Anyone who’s into camp knows that this next focused film, THE WORLD IS FULL OF MARRIED MEN, is based on Jackie Collins’ first novel of the same name. If it’s all new to you, don’t despair. You’ll get there. Just follow this blog for an easier access. As I was saying, THE WORLD IS FULL OF MARRIED MEN is Collins’ other screen adaptation for which she wrote the screenplay (after THE STUD, another contender for Sleaze Factor). It stars Carroll Baker and the late Anthony Franciosa, two well-known faces at the time. The title song is sung onscreen by a young Bonnie Tyler (Total Eclipse of The Heart). The year is 1979 but I am totally unaware of this flick. In fact, I don’t even know who Jackie Collins is. It’ll be another four years before I discover her and her talent. In the meantime I try to survive as a gay teen. It does get better but this feeling of inner peace takes an awful time to arrive. So I read a lot. Fast forward to 1998 when I finally get a hold of Collins’ film on VHS and watch it. Suffice to say, I’m far from being disappointed.
As far as the novel is concerned, I dove right into it after finishing up the glorious HOLLYWOOD WIVES in 1983. The Powers That Be at Simon & Schuster were already cashing in on the success of Collins by reprinting some of her backlist in mass market paperbacks and THE WORLD IS FULL OF MARRIED MEN was one of them. The cover showcases the same glamour pose of some jeweled woman dressed to the nines (as you can see at the bottom of the text). The story itself, however, is a shorter one (with a bigger typeset) but the Collins style is as evident, focusing on a feisty heroine grasping for a complete control of her destiny. The plot not only takes you into the world of the music business but also centers around the workings of the advertisement agencies. It’s always fun to dig into those when the author knows what she or he talks about, and Collins is an ace at that, just as she is in writing effective sex scenes; and they are aplenty believe me, even for a 1968 novel. Of course, one thinks of Jacqueline Susann when dwelling into that era. How can you not? Both have the same style, both have show business in their blood. Both became queens of roman à clef. Collins’ heroines are stronger types however, which puts her a notch over Susann, but both authors deserve their rightful spots.
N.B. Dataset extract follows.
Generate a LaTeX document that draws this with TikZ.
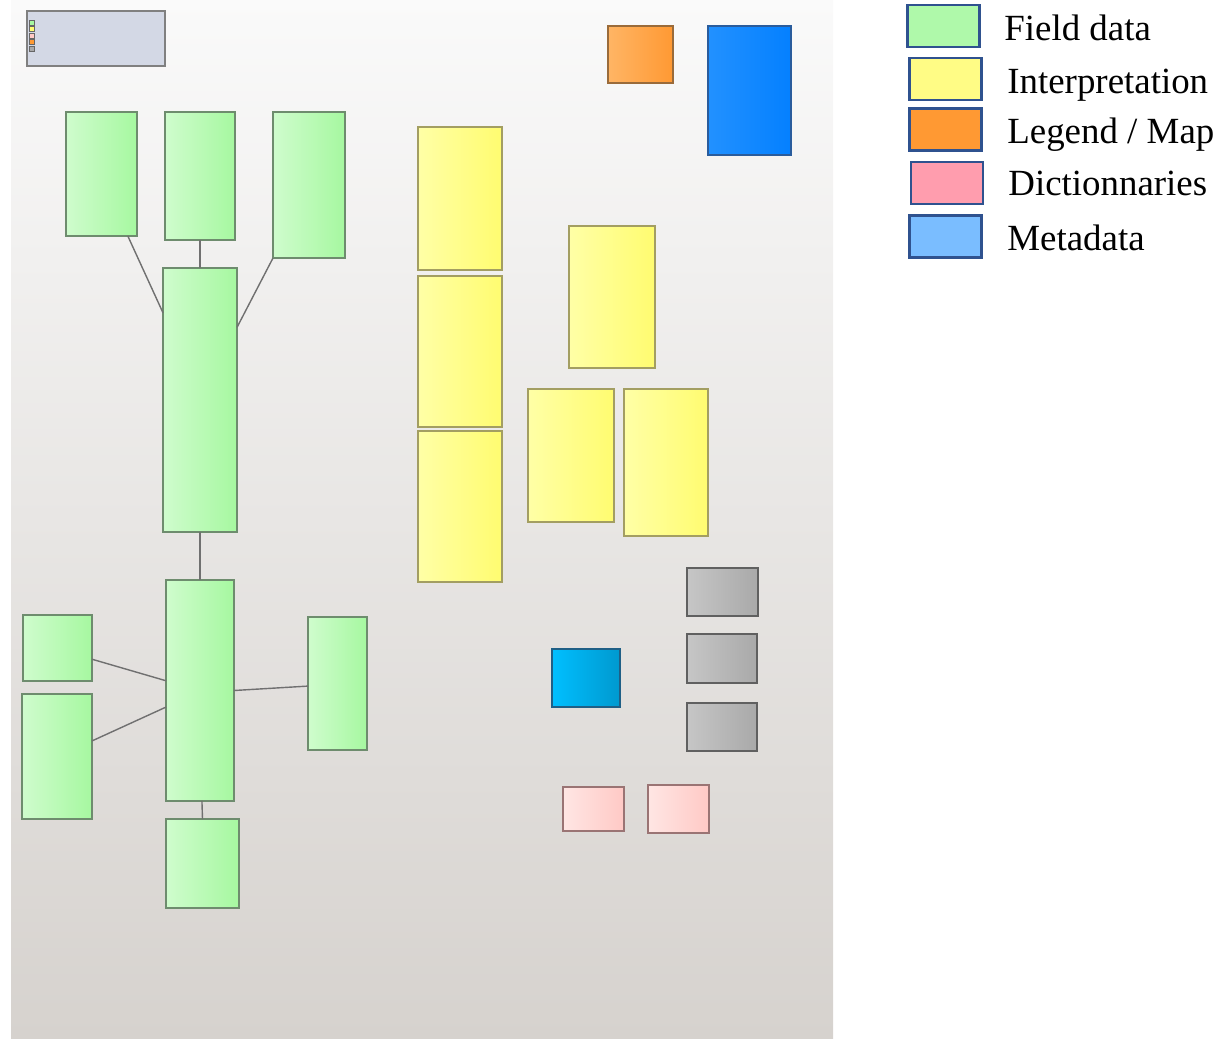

I so wanted to catch the movie adaptation after finishing this one up. I couldn’t even believe it ever existed. But there it was one day on eBay, for all the world to see, and at a decent price, no less. I still own it as we speak. I’m now waiting for the Region 1 DVD release which should occur at any moment. Well, that’s how I'd like to think of it even though nothing has been confirmed yet. It’s already out in the UK, so I don’t see why it can’t ever cross the Atlantic, right? RIGHT?!!!